§ PROBLEM REQUIREMENTS:
Copy the listing below in full and skip every picture.

>>>>>

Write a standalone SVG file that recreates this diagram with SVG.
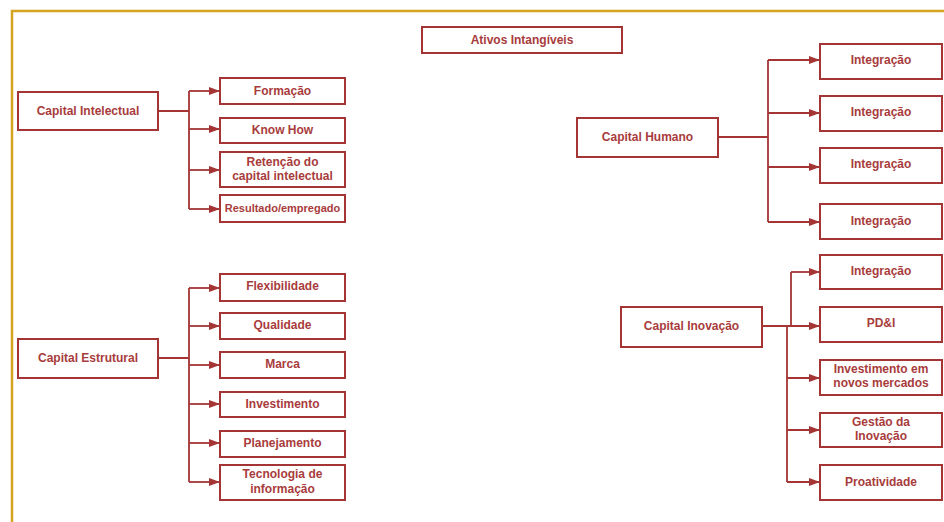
<svg xmlns="http://www.w3.org/2000/svg" width="944" height="522" viewBox="0 0 944 522">
<defs>
<marker id="ah" markerUnits="userSpaceOnUse" markerWidth="12" markerHeight="10" refX="11" refY="4" orient="auto">
<path d="M0,0 L11,4 L0,8 Z" fill="#a53535"/>
</marker>
<style>
.b{fill:#fff;stroke:#a53535;stroke-width:2}
.t{font-family:"Liberation Sans",Arial,sans-serif;font-size:12px;font-weight:bold;fill:#a83c3c;text-anchor:middle}
.s{font-size:11px}
.c{fill:none;stroke:#a53535;stroke-width:1.8}
.a{marker-end:url(#ah)}
</style>
</defs>
<rect width="944" height="522" fill="#fff"/>
<path d="M12,522 V11 H944" fill="none" stroke="#d4a320" stroke-width="2.5"/>

<g id="connectors">
<path class="c" d="M158,111 H189 M189,91 V209"/>
<path class="c a" d="M189,91 H220"/>
<path class="c a" d="M189,129 H220"/>
<path class="c a" d="M189,170 H220"/>
<path class="c a" d="M189,209 H220"/>

<path class="c" d="M158,358 H189 M189,288 V482"/>
<path class="c a" d="M189,288 H220"/>
<path class="c a" d="M189,326 H220"/>
<path class="c a" d="M189,365 H220"/>
<path class="c a" d="M189,404 H220"/>
<path class="c a" d="M189,443 H220"/>
<path class="c a" d="M189,482 H220"/>

<path class="c" d="M718,137 H768 M768,60 V222"/>
<path class="c a" d="M768,60 H820"/>
<path class="c a" d="M768,113 H820"/>
<path class="c a" d="M768,167 H820"/>
<path class="c a" d="M768,222 H820"/>

<path class="c" d="M791,326 V272 M787,326 V482"/>
<path class="c a" d="M791,272 H820"/>
<path class="c a" d="M762,326 H820"/>
<path class="c a" d="M787,378 H820"/>
<path class="c a" d="M787,430 H820"/>
<path class="c a" d="M787,482 H820"/>
</g>

<g id="ativos"><rect class="b" x="422" y="27" width="200" height="26"/><text class="t" x="522" y="44">Ativos Intangíveis</text></g>

<g id="capital-intelectual"><rect class="b" x="18" y="92" width="140" height="38"/><text class="t" x="88" y="115">Capital Intelectual</text></g>
<g id="formacao"><rect class="b" x="220" y="78" width="125" height="26"/><text class="t" x="282.5" y="95">Formação</text></g>
<g id="know-how"><rect class="b" x="220" y="118" width="125" height="25"/><text class="t" x="282.5" y="134">Know How</text></g>
<g id="retencao"><rect class="b" x="220" y="152" width="125" height="35"/><text class="t" x="282.5" y="166">Retenção do</text><text class="t" x="282.5" y="180">capital intelectual</text></g>
<g id="resultado"><rect class="b" x="220" y="195" width="125" height="27"/><text class="t s" x="282.5" y="212">Resultado/empregado</text></g>

<g id="capital-estrutural"><rect class="b" x="18" y="339" width="140" height="39"/><text class="t" x="88" y="362">Capital Estrutural</text></g>
<g id="flexibilidade"><rect class="b" x="220" y="274" width="125" height="27"/><text class="t" x="282.5" y="290">Flexibilidade</text></g>
<g id="qualidade"><rect class="b" x="220" y="313" width="125" height="26"/><text class="t" x="282.5" y="329">Qualidade</text></g>
<g id="marca"><rect class="b" x="220" y="352" width="125" height="26"/><text class="t" x="282.5" y="368">Marca</text></g>
<g id="investimento"><rect class="b" x="220" y="392" width="125" height="25"/><text class="t" x="282.5" y="408">Investimento</text></g>
<g id="planejamento"><rect class="b" x="220" y="431" width="125" height="26"/><text class="t" x="282.5" y="447">Planejamento</text></g>
<g id="tecnologia"><rect class="b" x="220" y="465" width="125" height="35"/><text class="t" x="282.5" y="478">Tecnologia de</text><text class="t" x="282.5" y="493">informação</text></g>

<g id="capital-humano"><rect class="b" x="577" y="118" width="141" height="39"/><text class="t" x="647.5" y="141">Capital Humano</text></g>
<g id="integracao-1"><rect class="b" x="820" y="44" width="122" height="35"/><text class="t" x="881" y="64">Integração</text></g>
<g id="integracao-2"><rect class="b" x="820" y="96" width="122" height="35"/><text class="t" x="881" y="116">Integração</text></g>
<g id="integracao-3"><rect class="b" x="820" y="148" width="122" height="35"/><text class="t" x="881" y="168">Integração</text></g>
<g id="integracao-4"><rect class="b" x="820" y="204" width="122" height="35"/><text class="t" x="881" y="225">Integração</text></g>

<g id="capital-inovacao"><rect class="b" x="621" y="307" width="141" height="40"/><text class="t" x="691.5" y="330">Capital Inovação</text></g>
<g id="integracao-5"><rect class="b" x="820" y="255" width="122" height="34"/><text class="t" x="881" y="275">Integração</text></g>
<g id="pdi"><rect class="b" x="820" y="307" width="122" height="35"/><text class="t" x="881" y="327">PD&amp;I</text></g>
<g id="novos-mercados"><rect class="b" x="820" y="360" width="122" height="35"/><text class="t" x="881" y="373">Investimento em</text><text class="t" x="881" y="387">novos mercados</text></g>
<g id="gestao"><rect class="b" x="820" y="413" width="122" height="34"/><text class="t" x="881" y="426">Gestão da</text><text class="t" x="881" y="440">Inovação</text></g>
<g id="proatividade"><rect class="b" x="820" y="465" width="122" height="35"/><text class="t" x="881" y="486">Proatividade</text></g>
</svg>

<<<<<

§ EXPECTED ANSWER:
Write a standalone SVG file that recreates this diagram with SVG.
<svg xmlns="http://www.w3.org/2000/svg" width="944" height="522" viewBox="0 0 944 522">
<defs>
<marker id="ah" markerUnits="userSpaceOnUse" markerWidth="12" markerHeight="10" refX="11" refY="4" orient="auto">
<path d="M0,0 L11,4 L0,8 Z" fill="#a53535"/>
</marker>
<style>
.b{fill:#fff;stroke:#a53535;stroke-width:2}
.t{font-family:"Liberation Sans",Arial,sans-serif;font-size:12px;font-weight:bold;fill:#a83c3c;text-anchor:middle}
.s{font-size:11px}
.c{fill:none;stroke:#a53535;stroke-width:1.8}
.a{marker-end:url(#ah)}
</style>
</defs>
<rect width="944" height="522" fill="#fff"/>
<path d="M12,522 V11 H944" fill="none" stroke="#d4a320" stroke-width="2.5"/>

<g id="connectors">
<path class="c" d="M158,111 H189 M189,91 V209"/>
<path class="c a" d="M189,91 H220"/>
<path class="c a" d="M189,129 H220"/>
<path class="c a" d="M189,170 H220"/>
<path class="c a" d="M189,209 H220"/>

<path class="c" d="M158,358 H189 M189,288 V482"/>
<path class="c a" d="M189,288 H220"/>
<path class="c a" d="M189,326 H220"/>
<path class="c a" d="M189,365 H220"/>
<path class="c a" d="M189,404 H220"/>
<path class="c a" d="M189,443 H220"/>
<path class="c a" d="M189,482 H220"/>

<path class="c" d="M718,137 H768 M768,60 V222"/>
<path class="c a" d="M768,60 H820"/>
<path class="c a" d="M768,113 H820"/>
<path class="c a" d="M768,167 H820"/>
<path class="c a" d="M768,222 H820"/>

<path class="c" d="M791,326 V272 M787,326 V482"/>
<path class="c a" d="M791,272 H820"/>
<path class="c a" d="M762,326 H820"/>
<path class="c a" d="M787,378 H820"/>
<path class="c a" d="M787,430 H820"/>
<path class="c a" d="M787,482 H820"/>
</g>

<g id="ativos"><rect class="b" x="422" y="27" width="200" height="26"/><text class="t" x="522" y="44">Ativos Intangíveis</text></g>

<g id="capital-intelectual"><rect class="b" x="18" y="92" width="140" height="38"/><text class="t" x="88" y="115">Capital Intelectual</text></g>
<g id="formacao"><rect class="b" x="220" y="78" width="125" height="26"/><text class="t" x="282.5" y="95">Formação</text></g>
<g id="know-how"><rect class="b" x="220" y="118" width="125" height="25"/><text class="t" x="282.5" y="134">Know How</text></g>
<g id="retencao"><rect class="b" x="220" y="152" width="125" height="35"/><text class="t" x="282.5" y="166">Retenção do</text><text class="t" x="282.5" y="180">capital intelectual</text></g>
<g id="resultado"><rect class="b" x="220" y="195" width="125" height="27"/><text class="t s" x="282.5" y="212">Resultado/empregado</text></g>

<g id="capital-estrutural"><rect class="b" x="18" y="339" width="140" height="39"/><text class="t" x="88" y="362">Capital Estrutural</text></g>
<g id="flexibilidade"><rect class="b" x="220" y="274" width="125" height="27"/><text class="t" x="282.5" y="290">Flexibilidade</text></g>
<g id="qualidade"><rect class="b" x="220" y="313" width="125" height="26"/><text class="t" x="282.5" y="329">Qualidade</text></g>
<g id="marca"><rect class="b" x="220" y="352" width="125" height="26"/><text class="t" x="282.5" y="368">Marca</text></g>
<g id="investimento"><rect class="b" x="220" y="392" width="125" height="25"/><text class="t" x="282.5" y="408">Investimento</text></g>
<g id="planejamento"><rect class="b" x="220" y="431" width="125" height="26"/><text class="t" x="282.5" y="447">Planejamento</text></g>
<g id="tecnologia"><rect class="b" x="220" y="465" width="125" height="35"/><text class="t" x="282.5" y="478">Tecnologia de</text><text class="t" x="282.5" y="493">informação</text></g>

<g id="capital-humano"><rect class="b" x="577" y="118" width="141" height="39"/><text class="t" x="647.5" y="141">Capital Humano</text></g>
<g id="integracao-1"><rect class="b" x="820" y="44" width="122" height="35"/><text class="t" x="881" y="64">Integração</text></g>
<g id="integracao-2"><rect class="b" x="820" y="96" width="122" height="35"/><text class="t" x="881" y="116">Integração</text></g>
<g id="integracao-3"><rect class="b" x="820" y="148" width="122" height="35"/><text class="t" x="881" y="168">Integração</text></g>
<g id="integracao-4"><rect class="b" x="820" y="204" width="122" height="35"/><text class="t" x="881" y="225">Integração</text></g>

<g id="capital-inovacao"><rect class="b" x="621" y="307" width="141" height="40"/><text class="t" x="691.5" y="330">Capital Inovação</text></g>
<g id="integracao-5"><rect class="b" x="820" y="255" width="122" height="34"/><text class="t" x="881" y="275">Integração</text></g>
<g id="pdi"><rect class="b" x="820" y="307" width="122" height="35"/><text class="t" x="881" y="327">PD&amp;I</text></g>
<g id="novos-mercados"><rect class="b" x="820" y="360" width="122" height="35"/><text class="t" x="881" y="373">Investimento em</text><text class="t" x="881" y="387">novos mercados</text></g>
<g id="gestao"><rect class="b" x="820" y="413" width="122" height="34"/><text class="t" x="881" y="426">Gestão da</text><text class="t" x="881" y="440">Inovação</text></g>
<g id="proatividade"><rect class="b" x="820" y="465" width="122" height="35"/><text class="t" x="881" y="486">Proatividade</text></g>
</svg>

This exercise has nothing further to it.